> PROVIDED MATERIAL:
◇ ◇ ◇ ◇ ◇ ◇ ◇

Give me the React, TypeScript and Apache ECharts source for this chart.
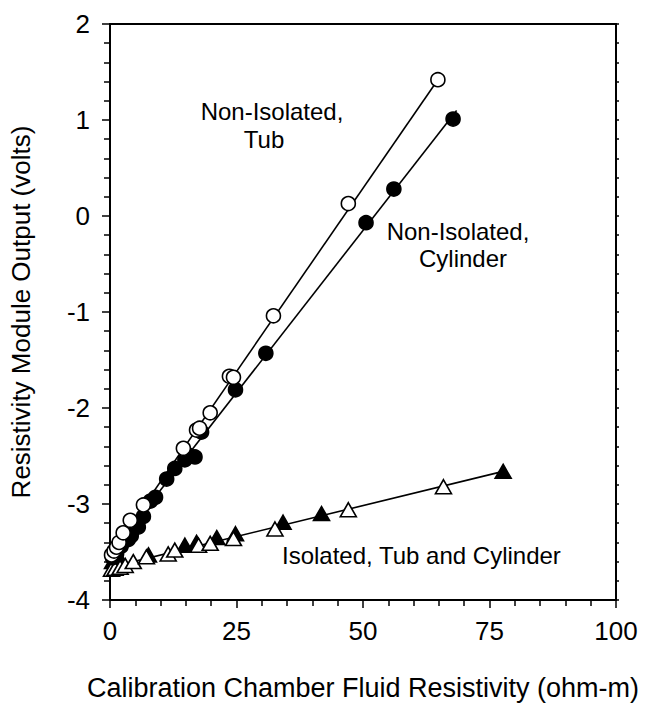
import React, { useEffect, useRef } from "react";
import * as echarts from "echarts";

const xTicks = [0, 25, 50, 75, 100];
const yTicks = [-4, -3, -2, -1, 0, 1, 2];

// Non-Isolated, Tub (open circles)
const tubPoints: [number, number][] = [
  [0.3, -3.53], [0.8, -3.49], [1.3, -3.45], [1.8, -3.40], [2.6, -3.30], [4.0, -3.17],
  [6.6, -3.01], [14.5, -2.42], [17.1, -2.23], [17.7, -2.21], [19.8, -2.05],
  [23.6, -1.67], [24.4, -1.68], [32.3, -1.04], [47.1, 0.13], [64.8, 1.42],
];
// Non-Isolated, Cylinder (filled circles)
const cylPoints: [number, number][] = [
  [0.5, -3.56], [1.3, -3.52], [2.2, -3.44], [3.6, -3.37], [4.2, -3.33], [5.6, -3.24],
  [6.6, -3.13], [8.0, -2.97], [9.0, -2.93], [11.2, -2.74], [12.8, -2.63], [14.8, -2.54],
  [15.5, -2.49], [16.8, -2.51], [18.1, -2.25], [24.8, -1.81], [30.8, -1.43],
  [50.6, -0.07], [56.1, 0.28], [67.8, 1.01],
];
// Isolated, Tub (open triangles)
const isoTubPoints: [number, number][] = [
  [0.3, -3.68], [1.0, -3.67], [2.0, -3.66], [3.0, -3.64], [4.6, -3.60], [7.2, -3.55],
  [11.5, -3.52], [12.8, -3.48], [17.5, -3.43], [19.8, -3.41], [24.4, -3.36],
  [32.6, -3.26], [47.1, -3.06], [65.9, -2.82],
];
// Isolated, Cylinder (filled triangles)
const isoCylPoints: [number, number][] = [
  [0.5, -3.60], [1.5, -3.61], [2.5, -3.62], [7.6, -3.53], [14.8, -3.43], [17.1, -3.40],
  [21.1, -3.35], [24.8, -3.31], [34.2, -3.19], [41.8, -3.10], [77.7, -2.66],
];
// Fitted lines (endpoints)
const tubFit: [number, number][] = [[0, -3.53], [64.8, 1.42]];
const cylFit: [number, number][] = [[0, -3.53], [68.5, 1.1]];
const isoFit: [number, number][] = [[0, -3.66], [77.7, -2.66]];

const FONT = "'Liberation Sans', Arial, Helvetica, sans-serif";

export default function App() {
  const ref = useRef<HTMLDivElement>(null);
  useEffect(() => {
    document.body.style.margin = "0";
    const chart = echarts.init(ref.current!, null, { renderer: "svg" });
    const lineSeries = (data: [number, number][]) => ({
      type: "line",
      data,
      symbol: "none",
      lineStyle: { color: "#000", width: 1.6 },
      z: 2,
    });
    const scatter = (data: [number, number][], symbol: string, fill: string, size: any) => ({
      type: "scatter",
      data,
      symbol,
      symbolSize: size,
      itemStyle: { color: fill, borderColor: "#000", borderWidth: 1.6, opacity: 1 },
      z: 3,
    });
    const label = (text: string, x: number, y: number, align: string) => ({
      type: "text", x, y,
      style: { text, fill: "#000", font: `24px ${FONT}`, textAlign: align, textVerticalAlign: "middle" },
    });
    chart.setOption({
      animation: false,
      textStyle: { fontFamily: FONT },
      grid: {
        left: 110, right: 36, top: 24, bottom: 106,
        show: true, borderColor: "#000", borderWidth: 2, backgroundColor: "transparent",
      },
      xAxis: {
        type: "value", min: xTicks[0], max: xTicks[xTicks.length - 1], interval: 25,
        name: "Calibration Chamber Fluid Resistivity (ohm-m)",
        nameLocation: "middle", nameGap: 74,
        nameTextStyle: { fontSize: 27, color: "#000", fontFamily: FONT },
        axisLine: { show: true, onZero: false, lineStyle: { color: "#000", width: 2 } },
        axisTick: { show: true, inside: false, length: 8, lineStyle: { color: "#000", width: 1.5 } },
        minorTick: { show: true, splitNumber: 5, length: 6, lineStyle: { color: "#000", width: 1.5 } },
        axisLabel: { fontSize: 26, color: "#000", margin: 18, fontFamily: FONT },
        splitLine: { show: false },
      },
      yAxis: [
        {
          type: "value", min: yTicks[0], max: yTicks[yTicks.length - 1], interval: 1,
          name: "Resistivity Module Output (volts)",
          nameLocation: "middle", nameGap: 76, nameRotate: 90,
          nameTextStyle: { fontSize: 26, color: "#000", fontFamily: FONT },
          axisLine: { show: true, onZero: false, lineStyle: { color: "#000", width: 2 } },
          axisTick: { show: true, inside: false, length: 8, lineStyle: { color: "#000", width: 1.5 } },
          minorTick: { show: true, splitNumber: 5, length: 6, lineStyle: { color: "#000", width: 1.5 } },
          axisLabel: { fontSize: 26, color: "#000", margin: 20, fontFamily: FONT },
          splitLine: { show: false },
        },
        {
          type: "value", position: "right", min: yTicks[0], max: yTicks[yTicks.length - 1], interval: 1,
          axisLine: { show: true, onZero: false, lineStyle: { color: "#000", width: 2 } },
          axisTick: { show: true, inside: false, length: 3, lineStyle: { color: "#000", width: 1.5 } },
          minorTick: { show: true, splitNumber: 5, length: 3, lineStyle: { color: "#000", width: 1.5 } },
          axisLabel: { show: false },
          splitLine: { show: false },
        },
      ],
      series: [
        lineSeries(tubFit),
        lineSeries(cylFit),
        lineSeries(isoFit),
        scatter(isoCylPoints, "triangle", "#000", [16, 14]),
        scatter(isoTubPoints, "triangle", "#fff", [16, 14]),
        scatter(cylPoints, "circle", "#000", 14),
        scatter(tubPoints, "circle", "#fff", 14),
      ],
      graphic: [
        label("Non-Isolated,", 272, 111, "center"),
        label("Tub", 264, 139, "center"),
        label("Non-Isolated,", 458, 231, "center"),
        label("Cylinder", 463, 258, "center"),
        label("Isolated, Tub and Cylinder", 282, 555, "left"),
      ],
    });
    return () => chart.dispose();
  }, []);
  return <div ref={ref} style={{ width: 652, height: 706 }} />;
}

◇ ◇ ◇ ◇ ◇ ◇ ◇

> EXERCISE GOAL:
Set every line down exactly as written, leaving each picture out.

> RESPONSE:
Give me the React, TypeScript and Apache ECharts source for this chart.
import React, { useEffect, useRef } from "react";
import * as echarts from "echarts";

const xTicks = [0, 25, 50, 75, 100];
const yTicks = [-4, -3, -2, -1, 0, 1, 2];

// Non-Isolated, Tub (open circles)
const tubPoints: [number, number][] = [
  [0.3, -3.53], [0.8, -3.49], [1.3, -3.45], [1.8, -3.40], [2.6, -3.30], [4.0, -3.17],
  [6.6, -3.01], [14.5, -2.42], [17.1, -2.23], [17.7, -2.21], [19.8, -2.05],
  [23.6, -1.67], [24.4, -1.68], [32.3, -1.04], [47.1, 0.13], [64.8, 1.42],
];
// Non-Isolated, Cylinder (filled circles)
const cylPoints: [number, number][] = [
  [0.5, -3.56], [1.3, -3.52], [2.2, -3.44], [3.6, -3.37], [4.2, -3.33], [5.6, -3.24],
  [6.6, -3.13], [8.0, -2.97], [9.0, -2.93], [11.2, -2.74], [12.8, -2.63], [14.8, -2.54],
  [15.5, -2.49], [16.8, -2.51], [18.1, -2.25], [24.8, -1.81], [30.8, -1.43],
  [50.6, -0.07], [56.1, 0.28], [67.8, 1.01],
];
// Isolated, Tub (open triangles)
const isoTubPoints: [number, number][] = [
  [0.3, -3.68], [1.0, -3.67], [2.0, -3.66], [3.0, -3.64], [4.6, -3.60], [7.2, -3.55],
  [11.5, -3.52], [12.8, -3.48], [17.5, -3.43], [19.8, -3.41], [24.4, -3.36],
  [32.6, -3.26], [47.1, -3.06], [65.9, -2.82],
];
// Isolated, Cylinder (filled triangles)
const isoCylPoints: [number, number][] = [
  [0.5, -3.60], [1.5, -3.61], [2.5, -3.62], [7.6, -3.53], [14.8, -3.43], [17.1, -3.40],
  [21.1, -3.35], [24.8, -3.31], [34.2, -3.19], [41.8, -3.10], [77.7, -2.66],
];
// Fitted lines (endpoints)
const tubFit: [number, number][] = [[0, -3.53], [64.8, 1.42]];
const cylFit: [number, number][] = [[0, -3.53], [68.5, 1.1]];
const isoFit: [number, number][] = [[0, -3.66], [77.7, -2.66]];

const FONT = "'Liberation Sans', Arial, Helvetica, sans-serif";

export default function App() {
  const ref = useRef<HTMLDivElement>(null);
  useEffect(() => {
    document.body.style.margin = "0";
    const chart = echarts.init(ref.current!, null, { renderer: "svg" });
    const lineSeries = (data: [number, number][]) => ({
      type: "line",
      data,
      symbol: "none",
      lineStyle: { color: "#000", width: 1.6 },
      z: 2,
    });
    const scatter = (data: [number, number][], symbol: string, fill: string, size: any) => ({
      type: "scatter",
      data,
      symbol,
      symbolSize: size,
      itemStyle: { color: fill, borderColor: "#000", borderWidth: 1.6, opacity: 1 },
      z: 3,
    });
    const label = (text: string, x: number, y: number, align: string) => ({
      type: "text", x, y,
      style: { text, fill: "#000", font: `24px ${FONT}`, textAlign: align, textVerticalAlign: "middle" },
    });
    chart.setOption({
      animation: false,
      textStyle: { fontFamily: FONT },
      grid: {
        left: 110, right: 36, top: 24, bottom: 106,
        show: true, borderColor: "#000", borderWidth: 2, backgroundColor: "transparent",
      },
      xAxis: {
        type: "value", min: xTicks[0], max: xTicks[xTicks.length - 1], interval: 25,
        name: "Calibration Chamber Fluid Resistivity (ohm-m)",
        nameLocation: "middle", nameGap: 74,
        nameTextStyle: { fontSize: 27, color: "#000", fontFamily: FONT },
        axisLine: { show: true, onZero: false, lineStyle: { color: "#000", width: 2 } },
        axisTick: { show: true, inside: false, length: 8, lineStyle: { color: "#000", width: 1.5 } },
        minorTick: { show: true, splitNumber: 5, length: 6, lineStyle: { color: "#000", width: 1.5 } },
        axisLabel: { fontSize: 26, color: "#000", margin: 18, fontFamily: FONT },
        splitLine: { show: false },
      },
      yAxis: [
        {
          type: "value", min: yTicks[0], max: yTicks[yTicks.length - 1], interval: 1,
          name: "Resistivity Module Output (volts)",
          nameLocation: "middle", nameGap: 76, nameRotate: 90,
          nameTextStyle: { fontSize: 26, color: "#000", fontFamily: FONT },
          axisLine: { show: true, onZero: false, lineStyle: { color: "#000", width: 2 } },
          axisTick: { show: true, inside: false, length: 8, lineStyle: { color: "#000", width: 1.5 } },
          minorTick: { show: true, splitNumber: 5, length: 6, lineStyle: { color: "#000", width: 1.5 } },
          axisLabel: { fontSize: 26, color: "#000", margin: 20, fontFamily: FONT },
          splitLine: { show: false },
        },
        {
          type: "value", position: "right", min: yTicks[0], max: yTicks[yTicks.length - 1], interval: 1,
          axisLine: { show: true, onZero: false, lineStyle: { color: "#000", width: 2 } },
          axisTick: { show: true, inside: false, length: 3, lineStyle: { color: "#000", width: 1.5 } },
          minorTick: { show: true, splitNumber: 5, length: 3, lineStyle: { color: "#000", width: 1.5 } },
          axisLabel: { show: false },
          splitLine: { show: false },
        },
      ],
      series: [
        lineSeries(tubFit),
        lineSeries(cylFit),
        lineSeries(isoFit),
        scatter(isoCylPoints, "triangle", "#000", [16, 14]),
        scatter(isoTubPoints, "triangle", "#fff", [16, 14]),
        scatter(cylPoints, "circle", "#000", 14),
        scatter(tubPoints, "circle", "#fff", 14),
      ],
      graphic: [
        label("Non-Isolated,", 272, 111, "center"),
        label("Tub", 264, 139, "center"),
        label("Non-Isolated,", 458, 231, "center"),
        label("Cylinder", 463, 258, "center"),
        label("Isolated, Tub and Cylinder", 282, 555, "left"),
      ],
    });
    return () => chart.dispose();
  }, []);
  return <div ref={ref} style={{ width: 652, height: 706 }} />;
}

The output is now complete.